Fu richiesto l’intervento di un missionario tedesco, il padre Johann Adam Schall, che riparò le corde e lo rimise in sesto. Restavano queste cosidette Otto canzoni edificanti scritte da Ricci. Il monarca le volle ripristinare per destinarle alla lettura dei suoi saggi. In tale occasione furono ristampate con una prefazione dello stesso autore: “Nell’anno XXVIII di Uanli, anno chiamato chemze, io Matteo, mi recai alla capitale e tra le altre cose offrii all’Imperatore un bel clavicembalo, strumento musicale dell’occidente, che è diverso di forma dagli strumenti musicali della Cina, e quando lo si tocca emette suoni curiosi. L’Imperatore ne restò meravigliato. Per questo i maestri di musica mi parlarono in questi termini: Sonate, ve ne preghiamo, le canzoni del vostro paese che certamente debbono esistere: noi vorremmo sentirle. A cui io, Matteo, risposi: Io straniero, non conosco altre canzoni all’infuori di alcune a sentenze morali nelle quali mi sono esercitato. Ora ne traduco il senso generale nella vostra lingua come qui appresso, notando che rendo solo il senso senza rime, poiché i suoni dei due paesi sono differenti”. Qui è nuovamente clavicembalo, ma colpisce quella espressione “suoni curiosi”. Sono semplicemente “suoni”, ma per padre Matteo, che la adottò come straordinario strumento di comunicazione, forse, la musica era una grande “sconosciuta”.

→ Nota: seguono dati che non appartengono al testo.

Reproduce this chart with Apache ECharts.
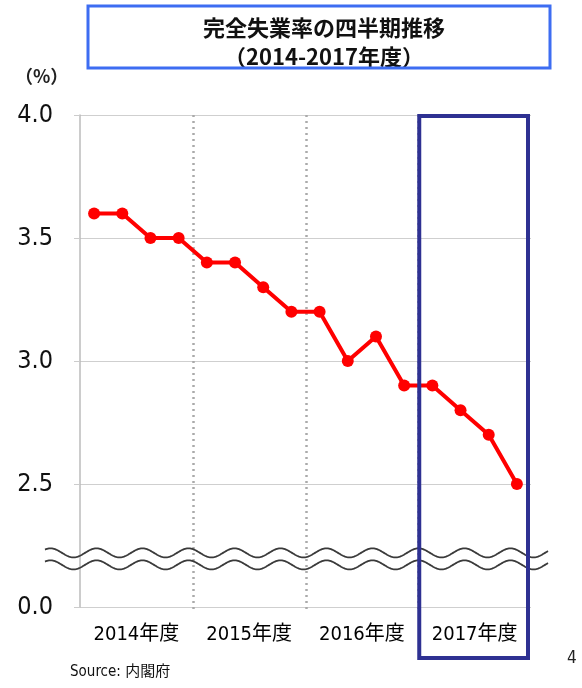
<!DOCTYPE html>
<html>
<head>
<meta charset="utf-8">
<script src="https://cdn.jsdelivr.net/npm/echarts@6/dist/echarts.min.js"></script>
<style>html,body{margin:0;padding:0;background:#fff;}#c{width:582px;height:688px;}</style>
</head>
<body>
<div id="c"></div>
<script>
// ---- data ----
var quarters = ['2014Q1','2014Q2','2014Q3','2014Q4','2015Q1','2015Q2','2015Q3','2015Q4',
                '2016Q1','2016Q2','2016Q3','2016Q4','2017Q1','2017Q2','2017Q3','2017Q4'];
var rates = [3.6, 3.6, 3.5, 3.5, 3.4, 3.4, 3.3, 3.2, 3.2, 3.0, 3.1, 2.9, 2.9, 2.8, 2.7, 2.5];
var years = ['2014年度', '2015年度', '2016年度', '2017年度'];
var yTickValues = [2.0, 2.5, 3.0, 3.5, 4.0];
var yTickLabels = ['0.0', '2.5', '3.0', '3.5', '4.0'];
var highlightYear = '2017年度';

var NARROW = "'DejaVu Sans Condensed', 'Noto Sans CJK JP', sans-serif";
var CJK = "'Noto Sans CJK JP', sans-serif";

var chart = echarts.init(document.getElementById('c'), null, {renderer: 'canvas'});

var GRID = {left: 80, top: 115, width: 451, height: 492};

chart.setOption({
  animation: false,
  backgroundColor: '#fff',
  title: {
    text: '完全失業率の四半期推移\n（2014-2017年度）',
    left: 319, top: 8, textAlign: 'center',
    textStyle: {fontFamily: CJK, fontSize: 22, lineHeight: 29, fontWeight: 'bold', color: '#111'}
  },
  grid: GRID,
  xAxis: [
    {type: 'category', data: quarters, boundaryGap: true, show: false},
    {type: 'category', data: years, boundaryGap: true, position: 'bottom',
     axisLine: {show: false}, axisTick: {show: false},
     axisLabel: {margin: 18, fontFamily: NARROW, fontSize: 20, color: '#000'},
     splitLine: {show: false}}
  ],
  yAxis: {
    type: 'value', min: 2.0, max: 4.0, interval: 0.5,
    axisLine: {show: true, lineStyle: {color: '#bbb', width: 1.5}},
    axisTick: {show: true, length: 6, lineStyle: {color: '#ccc'}},
    axisLabel: {margin: 27, fontFamily: NARROW, fontSize: 25, color: '#111',
      formatter: function (v) {
        var i = yTickValues.indexOf(Math.round(v * 10) / 10);
        return i >= 0 ? yTickLabels[i] : '';
      }},
    splitLine: {show: true, lineStyle: {color: '#cfcfcf', width: 1}}
  },
  series: [{
    type: 'line', xAxisIndex: 0, data: rates,
    symbol: 'circle', symbolSize: 12,
    lineStyle: {color: '#ff0000', width: 4},
    itemStyle: {color: '#ff0000'},
    z: 5
  }]
});

// decorations computed from the axes
function wave(y0, x0, x1) {
  var pts = [];
  var period = 46, amp = 4.5;
  for (var x = x0; x <= x1; x += 1) {
    pts.push([x, y0 - amp * Math.sin((x - x0 + 6) / period * 2 * Math.PI)]);
  }
  return pts;
}
var yTop = chart.convertToPixel({yAxisIndex: 0}, 4.0);
var yBottom = chart.convertToPixel({yAxisIndex: 0}, 2.0);
var yBreak = chart.convertToPixel({yAxisIndex: 0}, 2.22);
var band = GRID.width / years.length;
var cx17 = chart.convertToPixel({xAxisIndex: 1}, highlightYear);

var seps = [];
for (var k = 1; k < years.length; k++) {
  var sx = Math.round(chart.convertToPixel({xAxisIndex: 1}, years[k]) - band / 2) + 0.5;
  seps.push({type: 'line', shape: {x1: sx, y1: yTop, x2: sx, y2: yBottom + 5},
    style: {stroke: '#aaa', lineWidth: 2.5, lineDash: [2, 4]}, z: 1});
}

chart.setOption({
  graphic: seps.concat([
    {type: 'rect', shape: {x: 88, y: 6, width: 462, height: 62},
     style: {fill: 'none', stroke: '#3d6df2', lineWidth: 3}, z: 10},
    {type: 'text', left: 15, top: 67,
     style: {text: '（%）', font: "bold 18px 'Noto Sans CJK JP', sans-serif", fill: '#222'}},
    {type: 'polyline', shape: {points: wave(yBreak, 45, 548), smooth: 0},
     style: {stroke: '#3a3a3a', lineWidth: 1.8, fill: 'none'}, z: 20},
    {type: 'polyline', shape: {points: wave(yBreak + 12, 45, 548), smooth: 0},
     style: {stroke: '#3a3a3a', lineWidth: 1.8, fill: 'none'}, z: 20},
    {type: 'rect', shape: {x: cx17 - band / 2 + 1, y: yTop + 1, width: band - 4, height: 542},
     style: {fill: 'none', stroke: '#2e3192', lineWidth: 4}, z: 30},
    {type: 'text', left: 70, top: 665,
     style: {text: 'Source: 内閣府', font: "15px 'DejaVu Sans Condensed', 'Noto Sans CJK JP', sans-serif", fill: '#111'}},
    {type: 'text', left: 567, top: 650,
     style: {text: '4', font: "17px 'DejaVu Sans Condensed', sans-serif", fill: '#222'}}
  ])
});
</script>
</body>
</html>
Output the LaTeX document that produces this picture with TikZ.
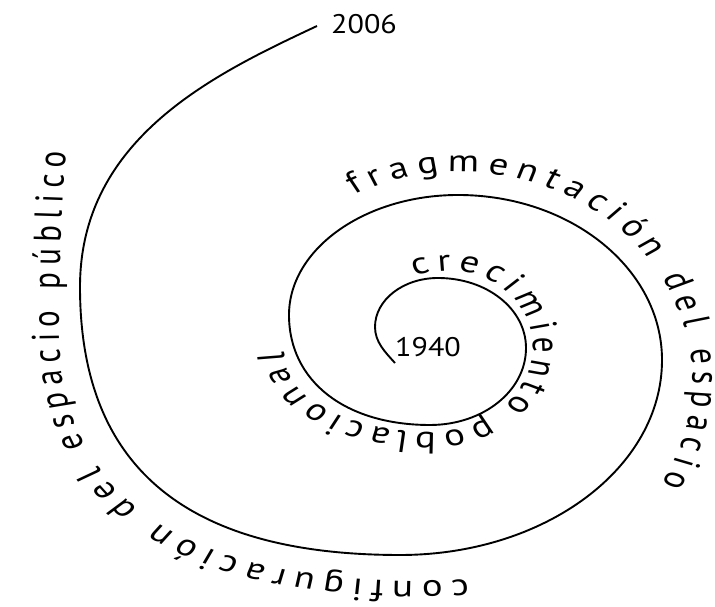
\documentclass[tikz,border=0pt]{standalone}
\usepackage{fontspec}
\setmainfont{PT Sans}
\usetikzlibrary{decorations.text}
\tikzset{
  spiral/.style={line width=1.9bp, black},
  pathtext/.style={decorate, decoration={text along path, text align=fit to path,
      text={|\fontsize{31}{34}\selectfont|#1}}},
  widetext/.style={transform canvas={xscale=1.25}, x=0.8bp},
  year/.style={font=\fontsize{27}{30}\selectfont, inner sep=0pt},
}
\begin{document}
\begin{tikzpicture}[x=1bp,y=1bp]
\useasboundingbox (0,0) rectangle (715,607);
\coordinate (s) at (395,244);
\coordinate (e) at (317,581);
\draw[spiral] (s) .. controls (385,255) and (375,265) .. (375,280)
 .. controls (375,307) and (403,329) .. (438,329)
 .. controls (487,329) and (526,298) .. (526,259)
 .. controls (526,216) and (483,182) .. (430,182)
 .. controls (345,182) and (289,226) .. (289,292)
 .. controls (289,358) and (365,412) .. (458,412)
 .. controls (571,412) and (662,338) .. (662,247)
 .. controls (662,139) and (545,52) .. (400,52)
 .. controls (186,52) and (80,140) .. (80,320)
 .. controls (80,470) and (217,534) .. (e);
\node[year, anchor=west] (y1940) at (395,260) {\scalebox{1.12}[1]{1940}};
\node[year, anchor=west] (y2006) at (331,583) {\scalebox{1.12}[1]{2006}};
\begin{scope}[widetext]
\path[pathtext={crecimiento poblacional}] (415,331) .. controls (427,334) and (438,336) .. (450,336)
 .. controls (496,336) and (533,302) .. (533,259)
 .. controls (533,213) and (487,175) .. (430,175)
 .. controls (350,175) and (286,207) .. (284,255);
\path[pathtext={fragmentación del espacio}] ([shift={(460,227)}]117:186bp and 208bp)
 arc[start angle=117, end angle=-30, x radius=186bp, y radius=208bp];
\path[pathtext={configuración del espacio público}] (468,28) .. controls (452,27) and (436,26) .. (420,26)
 .. controls (185,26) and (59,108) .. (59,277)
 .. controls (59,347) and (62,412) .. (66,455);
\end{scope}
\end{tikzpicture}
\end{document}
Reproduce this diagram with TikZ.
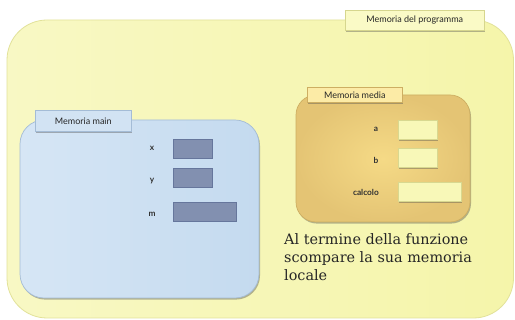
\documentclass[tikz,border=0pt]{standalone}
\usepackage{fontspec}
\setmainfont{DejaVu Serif}
\newfontfamily\labelfont{Lato}
\usetikzlibrary{shadows}
\definecolor{progfill}{HTML}{F5F5AA}
\definecolor{progfillb}{HTML}{F8F8C4}
\definecolor{progline}{HTML}{E2E29A}
\definecolor{tabfill}{HTML}{FAFAC6}
\definecolor{tabline}{HTML}{D6D68E}
\definecolor{mainfill}{HTML}{C4DAEF}
\definecolor{mainfillb}{HTML}{D6E6F5}
\definecolor{mainline}{HTML}{A4BCD6}
\definecolor{maintab}{HTML}{D2E3F3}
\definecolor{varfill}{HTML}{8290B0}
\definecolor{varline}{HTML}{66769C}
\definecolor{mediafill}{HTML}{F5DA86}
\definecolor{mediafillb}{HTML}{E4C474}
\definecolor{medialine}{HTML}{CDAE62}
\definecolor{mediatab}{HTML}{FCEBA6}
\definecolor{cellfill}{HTML}{F8F8B8}
\definecolor{cellline}{HTML}{D8D890}
\tikzset{
  softshadow/.style={drop shadow={shadow xshift=1pt,shadow yshift=-1.6pt,opacity=0.4,fill=black!70}},
  tab/.style={draw=#1, line width=0.6pt, inner sep=0pt, softshadow,
    font=\labelfont\fontsize{9}{10}\selectfont, text=black!85},
  varname/.style={font=\labelfont\bfseries\fontsize{8.3}{9}\selectfont, text=black!80, inner sep=0pt},
  varbox/.style={draw=varline, fill=varfill, line width=0.7pt, inner sep=0pt, minimum height=19pt},
  cellbox/.style={draw=cellline, fill=cellfill, line width=0.6pt, inner sep=0pt, minimum height=19pt, softshadow},
}
\begin{document}
\begin{tikzpicture}[x=1pt,y=-1pt]
\useasboundingbox (0,0) rectangle (515,320);
\fill[white] (0,0) rectangle (515,320);

% program memory
\shade[left color=progfillb, right color=progfill, draw=progline, line width=0.8pt, rounded corners=40pt]
  (7,20) rectangle (513.5,318);
\node[tab=tabline, fill=tabfill, minimum width=139pt, minimum height=20pt, anchor=north west]
  (progtab) at (345,10) {Memoria del programma};

% main memory
\shade[left color=mainfillb, right color=mainfill, draw=mainline, line width=0.7pt, rounded corners=24pt, softshadow]
  (20,120) rectangle (259,298);
\node[tab=mainline, fill=maintab, minimum width=96pt, minimum height=21pt, anchor=north west]
  (maintab) at (35,110) {Memoria main};

\node[varbox, minimum width=39pt, anchor=north west] (xbox) at (173,139) {};
\node[varbox, minimum width=39pt, anchor=north west] (ybox) at (173,168) {};
\node[varbox, minimum width=63pt, anchor=north west] (mbox) at (173,202) {};
\node[varname] (xlab) at (152,148) {x};
\node[varname] (ylab) at (152,181) {y};
\node[varname] (mlab) at (152,214) {m};

% media memory
\shade[inner color=mediafill, outer color=mediafillb, draw=medialine, line width=0.7pt, rounded corners=20pt, softshadow]
  (296,95) rectangle (470,222);
\node[tab=medialine, fill=mediatab, minimum width=95pt, minimum height=15pt, anchor=north west]
  (mediatab) at (307,87) {Memoria media};

\node[cellbox, minimum width=39pt, anchor=north west] (abox) at (398,120) {};
\node[cellbox, minimum width=39pt, anchor=north west] (bbox) at (398,148) {};
\node[cellbox, minimum width=63pt, anchor=north west] (cbox) at (398,182) {};
\node[varname] (alab) at (376,129) {a};
\node[varname] (blab) at (376,160) {b};
\node[varname, anchor=east] (clab) at (379,192) {calcolo};

% note
\node[anchor=north west, align=left, inner sep=0pt, font=\fontsize{14.4}{18}\selectfont, text=black!85]
  (note) at (284,233) {Al termine della funzione\\scompare la sua memoria\\locale};
\end{tikzpicture}
\end{document}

Ad aumentare il grado di indeterminatezza dello strumento di cui si parla, una celebre immagine di padre Ricci in veste di letterato cinese lo ritrae, al disotto di un’immagine della Vergine col Bambino, in piedi, la mano sinistra che indica un astrolabio, avvolto da una veste blu, lunghissima barba, con, alla sua destra, un harmonium a pedali. Una sorta di organo da “chiesa povera” che ha specifiche funzioni liturgiche, ma che non è né cembalo né clavicordo.